Nearly 800 OCBC customers have received a total of S$13.7 million in goodwill payouts. The bank announced the figure on January 24, 2022. The money is meant to cover losses from SMS phishing scams. That is a lot of cash. But the number itself raises a harder question: what does a payout of that size say about the state of banking security in Singapore?
OCBC is not a small, vulnerable institution. It has S$625.1 billion in assets. It operates more than 400 branches across 19 countries. Moody’s gives it an Aa1 rating. Standard & Poor’s gives it an AA. Global Finance magazine ranked it among the top three safest banks in the world in 2022. Those are not the marks of a bank caught off guard by a simple scam. They are marks of a bank with deep resources and a reputation for stability.
Yet the phishing scams happened. Customers received SMS messages that looked like they came from OCBC. They clicked links, entered credentials, and lost money. The bank responded with goodwill payouts. That is a defensive move, not a strategic one. It stops the bleeding. It does not rebuild trust.
The regulator’s findings have not been fully detailed in public. The bank’s defense has not been fully aired either. But the pattern is familiar. A large, well-rated bank suffers a security breach. It compensates customers to avoid a larger reputational hit. Then it quietly tightens internal controls. The question is whether those controls will be enough. Phishing scams are not static. They evolve. They adapt. And they target the weakest link, which is often the customer, not the bank’s core systems.

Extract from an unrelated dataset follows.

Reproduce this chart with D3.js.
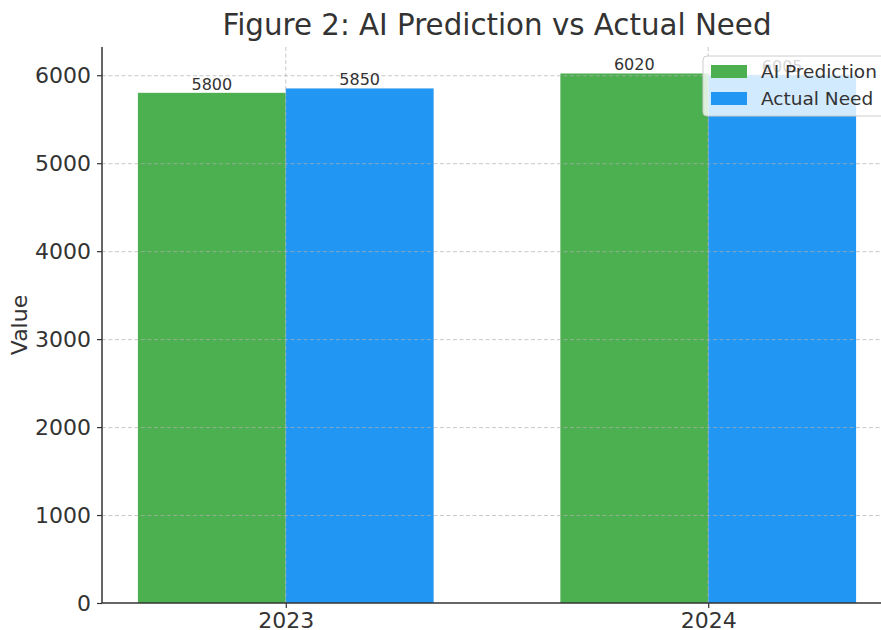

OCBC has been named Singapore’s strongest bank twice, in 2018 and again in 2024, by The Asian Banker. That strength comes from assets, from branch networks, from credit ratings. It does not come from the ability to stop every SMS scam. No bank can guarantee that. But the gap between a AA-rated institution and a scam that uses a text message is uncomfortably wide.
The bank’s subsidiaries stretch across Malaysia, Indonesia, China, Hong Kong, and Macau. Each one faces its own regulatory environment, its own customer base, its own set of scammers. A phishing attack that works in Singapore might fail in Jakarta. But the lessons from one market can travel fast. The S$13.7 million payout is a Singapore story. The implications are regional.
Lee Kong Chian’s family has been the founding force behind the bank. That legacy carries weight. But legacy does not stop a phishing email. Reputation does not block a fake SMS. The bank has to rebuild that trust with technology, with customer education, with faster response times. Goodwill payouts are a bandage. The wound is deeper.
What comes next is not a single event but a slow process. Regulators will demand more. Customers will be more cautious. The bank will invest more in security. That is the predictable path. But predictable does not mean easy. The cost of prevention often exceeds the cost of compensation. And the temptation to pay out and move on is real.
Nearly 800 customers got their money back. That is good for them. For the bank, it is a bill. For the industry, it is a warning. The safest bank in the world still got hit. That should make every other bank nervous.